Context:
The Reserve Bank of India (RBI) has advised state governments to reschedule market borrowings to ease supply pressure in the bond market amid rising yields. This guidance comes ahead of expectations that RBI will announce an Open Market Operations (OMO) calendar in its December 5 policy review.
Open Market Operations (OMO)
Open Market Operations (OMOs) are monetary policy tools used by the Reserve Bank of India (RBI) to regulate liquidity (money supply) in the financial system through buying or selling government securities (G-secs) in the open market.
Why RBI Uses OMOs
- Control Inflation – By reducing excess liquidity.
- Support Growth – By injecting liquidity when markets face a shortage.
- Manage Bond Yields – To ensure stable borrowing costs for the government.

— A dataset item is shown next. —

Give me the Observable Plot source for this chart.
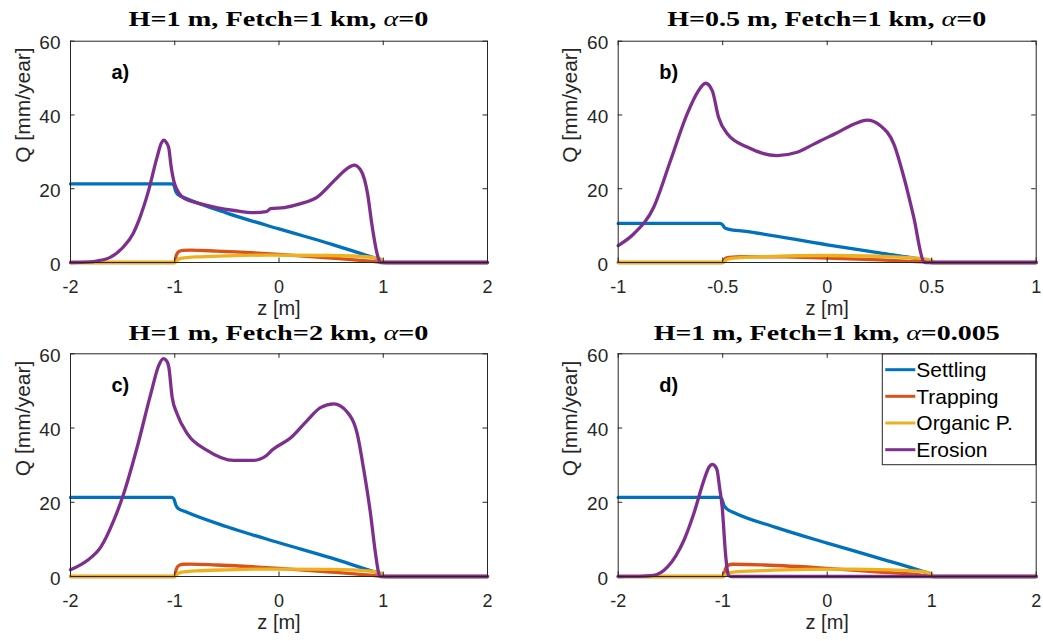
<!DOCTYPE html>
<html><head><meta charset="utf-8">
<script src="https://cdn.jsdelivr.net/npm/d3@7"></script>
<script src="https://cdn.jsdelivr.net/npm/@observablehq/plot@0.6"></script>
<style>
body{margin:0;background:#fff;}
#wrap{position:relative;width:1043px;height:641px;overflow:hidden;background:#fff;}
#wrap svg{position:absolute;}
</style></head><body><div id="wrap"></div>
<script>
// ---------- labels & categories ----------
const seriesNames = ["Settling", "Trapping", "Organic P.", "Erosion"];
const seriesColors = ["#0072BD", "#D95319", "#EDB120", "#7E2F8E"];
const panelLetters = ["a)", "b)", "c)", "d)"];
const panelTitles = ["H=1 m, Fetch=1 km, α=0", "H=0.5 m, Fetch=1 km, α=0", "H=1 m, Fetch=2 km, α=0", "H=1 m, Fetch=1 km, α=0.005"];
const xTicksWide = [-2, -1, 0, 1, 2];
const xTicksNarrow = [-1, -0.5, 0, 0.5, 1];
const yTicks = [0, 20, 40, 60];
const xLabel = "z [m]";
const yLabel = "Q [mm/year]";

// ---------- panel a: H=1 m, Fetch=1 km, alpha=0 ----------
const settlingA = [[-2,21.3],[-1.03,21.3],[-1.01,21.0],[-0.99,19.3],[-0.97,18.4],[-0.9,17.5],[-0.5,13.4],[0,9.1],[0.5,5.0],[0.9,1.4],[0.97,0.8],[1.0,0.3],[1.02,0],[2,0]];
const trappingA = [[-2,0],[-1.0,0],[-0.985,2.0],[-0.96,3.0],[-0.92,3.3],[-0.85,3.35],[-0.6,3.1],[0,2.2],[0.5,1.2],[0.9,0.3],[1.0,0],[2,0]];
const organicA = [[-2,0],[-1.0,0],[-0.97,0.8],[-0.93,1.2],[-0.8,1.5],[-0.5,1.8],[-0.1,2.0],[0.5,1.9],[0.9,1.4],[0.97,1.0],[1.0,0.4],[1.02,0],[2,0]];
const erosionA = [[-2,0],[-1.85,0.1],[-1.75,0.4],[-1.62,1.4],[-1.5,4],[-1.4,7.8],[-1.33,12.5],[-1.26,18.6],[-1.17,28.5],[-1.13,32.3],[-1.105,33.2],[-1.08,32.5],[-1.057,31],[-1.035,26],[-1.01,22.2],[-0.98,19.8],[-0.93,17.8],[-0.85,16.7],[-0.75,15.9],[-0.6,14.9],[-0.43,14.1],[-0.24,13.5],[-0.12,13.8],[-0.08,14.6],[0.05,14.9],[0.2,15.9],[0.37,17.8],[0.53,22.2],[0.65,25.4],[0.72,26.4],[0.78,25.2],[0.82,22.5],[0.85,18.6],[0.89,10.5],[0.93,3.8],[0.96,0.6],[0.975,0],[2,0]];

// ---------- panel b: H=0.5 m, Fetch=1 km, alpha=0 ----------
const settlingB = [[-1,10.6],[-0.515,10.6],[-0.5,10.2],[-0.49,9.4],[-0.47,9.0],[-0.4,8.5],[0,4.8],[0.25,2.6],[0.45,0.8],[0.49,0.3],[0.5,0],[1,0]];
const trappingB = [[-1,0],[-0.5,0],[-0.49,1.0],[-0.47,1.4],[-0.4,1.6],[-0.2,1.5],[0,1.2],[0.25,0.7],[0.45,0.15],[0.5,0],[1,0]];
const organicB = [[-1,0],[-0.5,0],[-0.48,0.8],[-0.45,1.2],[-0.3,1.6],[0,1.9],[0.25,1.7],[0.45,1.1],[0.5,0.5],[0.52,0],[1,0]];
const erosionB = [[-1,4.6],[-0.925,7.8],[-0.83,15],[-0.75,27.6],[-0.67,40.3],[-0.62,46.2],[-0.582,48.6],[-0.55,46.6],[-0.52,39.4],[-0.478,34.9],[-0.383,31.3],[-0.24,29.0],[-0.144,29.9],[-0.064,32.1],[-0.032,33.0],[0.048,35.2],[0.127,37.5],[0.191,38.6],[0.255,37.1],[0.319,32.1],[0.367,23.1],[0.414,12.3],[0.462,0.2],[0.47,0],[1,0]];

// ---------- panel c: H=1 m, Fetch=2 km, alpha=0 ----------
const settlingC = [[-2,21.3],[-1.03,21.3],[-1.01,21.0],[-0.99,19.3],[-0.97,18.4],[-0.9,17.5],[-0.5,13.4],[0,9.1],[0.5,5.0],[0.9,1.4],[0.97,0.8],[1.0,0.3],[1.02,0],[2,0]];
const trappingC = [[-2,0],[-1.0,0],[-0.985,2.0],[-0.96,3.0],[-0.92,3.3],[-0.85,3.35],[-0.6,3.1],[0,2.2],[0.5,1.2],[0.9,0.3],[1.0,0],[2,0]];
const organicC = [[-2,0],[-1.0,0],[-0.97,0.8],[-0.93,1.2],[-0.8,1.5],[-0.5,1.8],[-0.1,2.0],[0.5,1.9],[0.9,1.4],[0.97,1.0],[1.0,0.4],[1.02,0],[2,0]];
const erosionC = [[-2,1.8],[-1.84,4.3],[-1.71,7.9],[-1.585,15.1],[-1.49,22.3],[-1.36,34.9],[-1.23,49.2],[-1.153,56.9],[-1.11,58.7],[-1.075,58],[-1.057,56.4],[-1.025,48.3],[-0.977,43.8],[-0.88,38.5],[-0.69,34.0],[-0.434,31.3],[-0.24,31.3],[-0.12,32.6],[-0.06,34.2],[0.11,37.3],[0.27,42.0],[0.398,45.5],[0.526,46.5],[0.654,44.3],[0.75,38.5],[0.814,28.6],[0.878,16.9],[0.926,6.1],[0.96,0.5],[0.97,0],[2,0]];

// ---------- panel d: H=1 m, Fetch=1 km, alpha=0.005 ----------
const settlingD = [[-2,21.3],[-1.03,21.3],[-1.01,21.0],[-0.99,19.3],[-0.96,18.2],[-0.9,17.3],[-0.5,13.3],[0,9.0],[0.5,4.9],[0.9,1.5],[1.0,0.5],[1.02,0],[2,0]];
const trappingD = [[-2,0],[-0.99,0],[-0.975,2.0],[-0.95,3.0],[-0.9,3.3],[-0.6,3.1],[0,2.2],[0.5,1.2],[0.9,0.4],[1.0,0],[2,0]];
const organicD = [[-2,0],[-0.99,0],[-0.96,0.8],[-0.9,1.2],[-0.6,1.6],[-0.2,1.9],[0.2,2.0],[0.6,1.8],[0.9,1.4],[1.0,0.6],[1.02,0],[2,0]];
const erosionD = [[-2,0],[-1.8,0.05],[-1.66,0.3],[-1.53,2.5],[-1.45,5.5],[-1.372,9.7],[-1.277,16.9],[-1.18,25.9],[-1.13,29.5],[-1.1,30.2],[-1.075,29.8],[-1.053,28.6],[-1.03,24],[-1.005,18.7],[-0.973,6.1],[-0.955,1.5],[-0.94,0.2],[-0.92,0],[2,0]];

// ---------- drawing ----------
const AX = "#262626";
const SANS = "'Liberation Sans', Arial, sans-serif";
const wrap = document.getElementById("wrap");

function makePanel(cfg) {
  const {left, top, width, height, ml, mr, mt, mb, xDomain, xTicks, series, letter, title, titleWidth, titleBase, legend} = cfg;
  const fw = width - ml - mr, fh = height - mt - mb;
  const tk = 4.5;
  const marks = [
    ...series.map((pts, i) => Plot.line(pts, {x: d => d[0], y: d => d[1], stroke: seriesColors[i], strokeWidth: 3.3, curve: "monotone-x"})),
    Plot.frame({stroke: AX, strokeWidth: 1}),
    Plot.tickX(xTicks, {x: d => d, insetTop: fh - tk, stroke: AX}),
    Plot.tickX(xTicks, {x: d => d, insetBottom: fh - tk, stroke: AX}),
    Plot.tickY(yTicks, {y: d => d, insetRight: fw - tk, stroke: AX}),
    Plot.tickY(yTicks, {y: d => d, insetLeft: fw - tk, stroke: AX}),
    Plot.axisX(xTicks, {tickSize: 0, tickPadding: 18, tickFormat: d => String(d), fontSize: 18, label: null, fill: AX}),
    Plot.axisY(yTicks, {tickSize: 0, tickPadding: 10, dy: 2, tickFormat: d => String(d), fontSize: 19, label: null, fill: AX}),
    Plot.text([xLabel], {frameAnchor: "bottom", dy: 52.5, fontSize: 20, fill: AX, text: d => d}),
    Plot.text([yLabel], {frameAnchor: "left", rotate: -90, dx: -47.5, dy: 11, fontSize: 21, fill: AX, text: d => d}),
    Plot.text([letter], {frameAnchor: "top-left", textAnchor: "start", dx: 41, dy: 24, fontSize: 20, fontWeight: "bold", fill: "#000", text: d => d})
  ];
  const svg = Plot.plot({
    width, height, marginLeft: ml, marginRight: mr, marginTop: mt, marginBottom: mb,
    x: {domain: xDomain, axis: null},
    y: {domain: [0, 60], axis: null},
    style: {fontFamily: SANS, color: AX, background: "transparent", overflow: "visible"},
    marks
  });
  svg.style.left = left + "px";
  svg.style.top = top + "px";
  const s = d3.select(svg);
  // title (LaTeX-like: bold serif with italic alpha)
  const parts = title.split("α");
  const t = s.append("text")
    .attr("x", ml + fw / 2).attr("y", titleBase)
    .attr("text-anchor", "middle")
    .attr("font-family", "'Liberation Serif', 'DejaVu Serif', serif")
    .attr("font-size", 20).attr("font-weight", "bold").attr("fill", "#000")
    .attr("textLength", titleWidth).attr("lengthAdjust", "spacingAndGlyphs");
  t.append("tspan").text(parts[0]);
  t.append("tspan").attr("font-style", "italic").attr("font-weight", "normal").text("α");
  t.append("tspan").text(parts[1]);
  if (legend) {
    const lx = legend.x, ly = legend.y;
    const g = s.append("g").attr("text-anchor", "start");
    g.append("rect").attr("x", lx).attr("y", ly).attr("width", legend.w).attr("height", legend.h)
      .attr("fill", "#fff").attr("stroke", AX).attr("stroke-width", 1);
    seriesNames.forEach((name, i) => {
      const yy = legend.rows[i];
      g.append("line").attr("x1", lx + 3).attr("x2", lx + 33).attr("y1", yy).attr("y2", yy)
        .attr("stroke", seriesColors[i]).attr("stroke-width", 3);
      g.append("text").attr("x", lx + 34).attr("y", yy).attr("dy", "0.35em")
        .attr("text-anchor", "start")
        .attr("font-family", SANS).attr("font-size", 21)
        .attr("fill", "#000").text(name);
    });
  }
  wrap.appendChild(svg);
}

makePanel({left: 0, top: 0, width: 520, height: 320, ml: 70, mr: 33, mt: 40.7, mb: 58,
  xDomain: [-2, 2], xTicks: xTicksWide, series: [settlingA, trappingA, organicA, erosionA],
  letter: panelLetters[0], title: panelTitles[0], titleWidth: 300, titleBase: 26});
makePanel({left: 520, top: 0, width: 523, height: 320, ml: 97.7, mr: 7.3, mt: 40.7, mb: 58,
  xDomain: [-1, 1], xTicks: xTicksNarrow, series: [settlingB, trappingB, organicB, erosionB],
  letter: panelLetters[1], title: panelTitles[1], titleWidth: 319, titleBase: 26});
makePanel({left: 0, top: 320, width: 520, height: 321, ml: 70, mr: 33, mt: 33.3, mb: 65,
  xDomain: [-2, 2], xTicks: xTicksWide, series: [settlingC, trappingC, organicC, erosionC],
  letter: panelLetters[2], title: panelTitles[2], titleWidth: 300, titleBase: 19.5});
makePanel({left: 520, top: 320, width: 523, height: 321, ml: 97.7, mr: 7.3, mt: 33.3, mb: 65,
  xDomain: [-2, 2], xTicks: xTicksWide, series: [settlingD, trappingD, organicD, erosionD],
  letter: panelLetters[3], title: panelTitles[3], titleWidth: 346, titleBase: 19.5,
  legend: {x: 362.3, y: 34, w: 153.4, h: 110.7, rows: [49.7, 76.3, 103, 129.7]}});
</script>
</body></html>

- Maintain Financial Stability – Prevent market volatility and liquidity stress.
How OMOs Work
1. OMO Purchase (Liquidity Injection)
RBI buys government securities from banks.

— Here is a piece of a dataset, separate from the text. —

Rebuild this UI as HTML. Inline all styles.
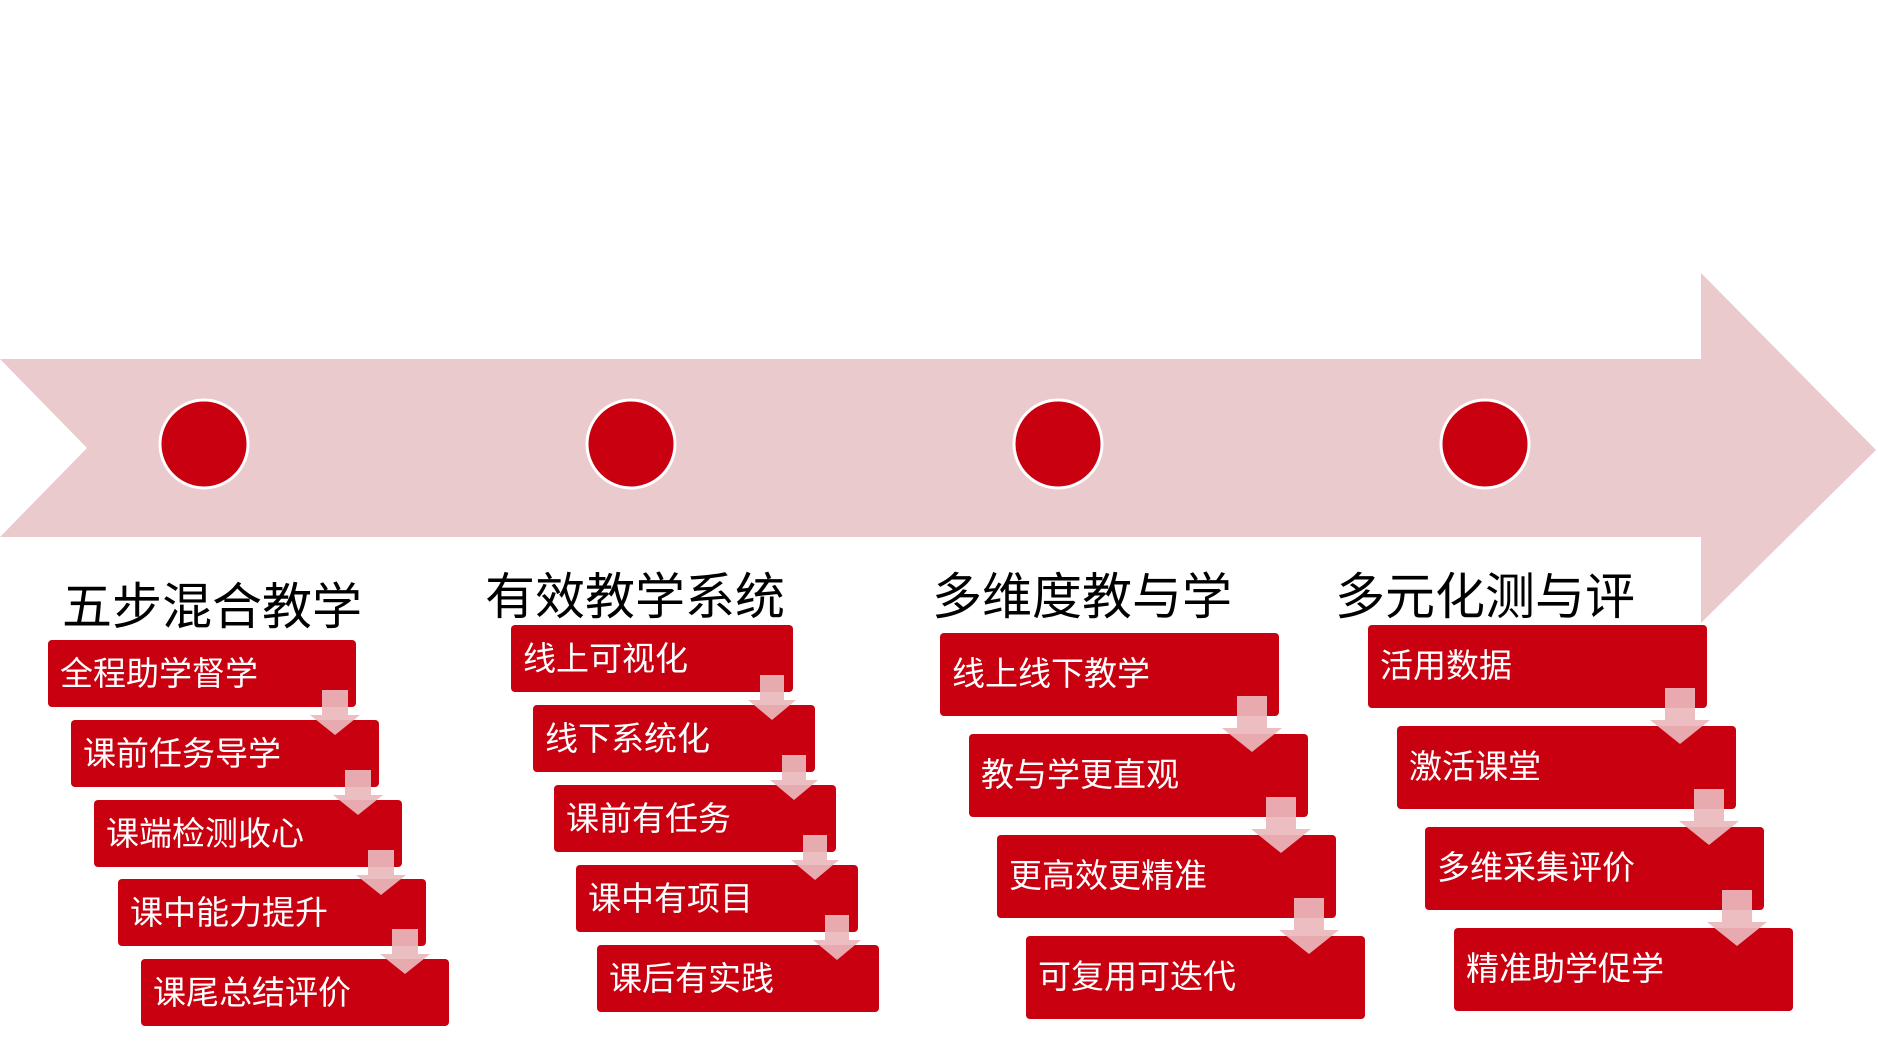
<!DOCTYPE html>
<html><head><meta charset="utf-8"><style>
body{margin:0;background:#fff;width:1878px;height:1046px;overflow:hidden}
svg text{font-family:"Liberation Sans","Noto Sans CJK SC",sans-serif}
.t{font-size:50px;fill:#000}
.b{font-size:33px;fill:#fff}
</style></head><body>
<svg width="1878" height="1046" xmlns="http://www.w3.org/2000/svg">
<polygon points="0,359 1701,359 1701,273 1876,450 1701,623 1701,537 0,537 87,448" fill="#eacacc"/>
<g fill="#c8000f" stroke="#fff" stroke-width="3">
<circle cx="204" cy="444" r="44"/><circle cx="631" cy="444" r="44"/><circle cx="1058" cy="444" r="44"/><circle cx="1485" cy="444" r="44"/>
</g>
<text class="t" x="62" y="624">五步混合教学</text>
<text class="t" x="485" y="614">有效教学系统</text>
<text class="t" x="932" y="614">多维度教与学</text>
<text class="t" x="1335" y="614">多元化测与评</text>
<g fill="#c8000f">
<rect x="48" y="640" width="308" height="67" rx="4"/>
<rect x="71" y="720" width="308" height="67" rx="4"/>
<rect x="94" y="800" width="308" height="67" rx="4"/>
<rect x="118" y="879" width="308" height="67" rx="4"/>
<rect x="141" y="959" width="308" height="67" rx="4"/>
<rect x="511" y="625" width="282" height="67" rx="4"/>
<rect x="533" y="705" width="282" height="67" rx="4"/>
<rect x="554" y="785" width="282" height="67" rx="4"/>
<rect x="576" y="865" width="282" height="67" rx="4"/>
<rect x="597" y="945" width="282" height="67" rx="4"/>
<rect x="940" y="633" width="339" height="83" rx="4"/>
<rect x="969" y="734" width="339" height="83" rx="4"/>
<rect x="997" y="835" width="339" height="83" rx="4"/>
<rect x="1026" y="936" width="339" height="83" rx="4"/>
<rect x="1368" y="625" width="339" height="83" rx="4"/>
<rect x="1397" y="726" width="339" height="83" rx="4"/>
<rect x="1425" y="827" width="339" height="83" rx="4"/>
<rect x="1454" y="928" width="339" height="83" rx="4"/>
</g>
<g class="b">
<text class="b" x="60" y="685">全程助学督学</text>
<text class="b" x="83" y="765">课前任务导学</text>
<text class="b" x="106" y="845">课端检测收心</text>
<text class="b" x="130" y="924">课中能力提升</text>
<text class="b" x="153" y="1004">课尾总结评价</text>
<text class="b" x="523" y="670">线上可视化</text>
<text class="b" x="545" y="750">线下系统化</text>
<text class="b" x="566" y="830">课前有任务</text>
<text class="b" x="588" y="910">课中有项目</text>
<text class="b" x="609" y="990">课后有实践</text>
<text class="b" x="952" y="685">线上线下教学</text>
<text class="b" x="981" y="786">教与学更直观</text>
<text class="b" x="1009" y="887">更高效更精准</text>
<text class="b" x="1038" y="988">可复用可迭代</text>
<text class="b" x="1380" y="677">活用数据</text>
<text class="b" x="1409" y="778">激活课堂</text>
<text class="b" x="1437" y="879">多维采集评价</text>
<text class="b" x="1466" y="980">精准助学促学</text>
</g>
<g fill="#eab9bd" opacity="0.92">
<polygon points="322,690 348,690 348,715 360,715 335,735 310,715 322,715"/>
<polygon points="345,770 371,770 371,795 383,795 358,815 333,795 345,795"/>
<polygon points="368,850 394,850 394,875 406,875 381,895 356,875 368,875"/>
<polygon points="392,929 418,929 418,954 430,954 405,974 380,954 392,954"/>
<polygon points="760,675 784,675 784,700 796,700 772,720 748,700 760,700"/>
<polygon points="782,755 806,755 806,780 818,780 794,800 770,780 782,780"/>
<polygon points="803,835 827,835 827,860 839,860 815,880 791,860 803,860"/>
<polygon points="825,915 849,915 849,940 861,940 837,960 813,940 825,940"/>
<polygon points="1237,696 1267,696 1267,728 1282,728 1252,752 1222,728 1237,728"/>
<polygon points="1266,797 1296,797 1296,829 1311,829 1281,853 1251,829 1266,829"/>
<polygon points="1294,898 1324,898 1324,930 1339,930 1309,954 1279,930 1294,930"/>
<polygon points="1665,688 1695,688 1695,720 1710,720 1680,744 1650,720 1665,720"/>
<polygon points="1694,789 1724,789 1724,821 1739,821 1709,845 1679,821 1694,821"/>
<polygon points="1722,890 1752,890 1752,922 1767,922 1737,946 1707,922 1722,922"/>
</g>
</svg>
</body></html>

- Money flows into the banking system
- Liquidity increases
- Interest rates fall
- Useful during economic slowdown or when liquidity is tight
2. OMO Sale (Liquidity Absorption)
RBI sells government securities to banks.
- Money flows out of the banking system
- Liquidity decreases
- Interest rates rise
- Used when inflation is high or liquidity is excessive
Types of OMOs
- Outright OMOs
- Permanent purchase/sale of G-Secs.
- Long-term impact on liquidity.
- OMO Switch/Operation Twist
- RBI buys long-term bonds and sells short-term bonds simultaneously.
- Used to manage the yield curve.
- Special OMOs
- Conducted during extraordinary market stress (e.g., COVID period).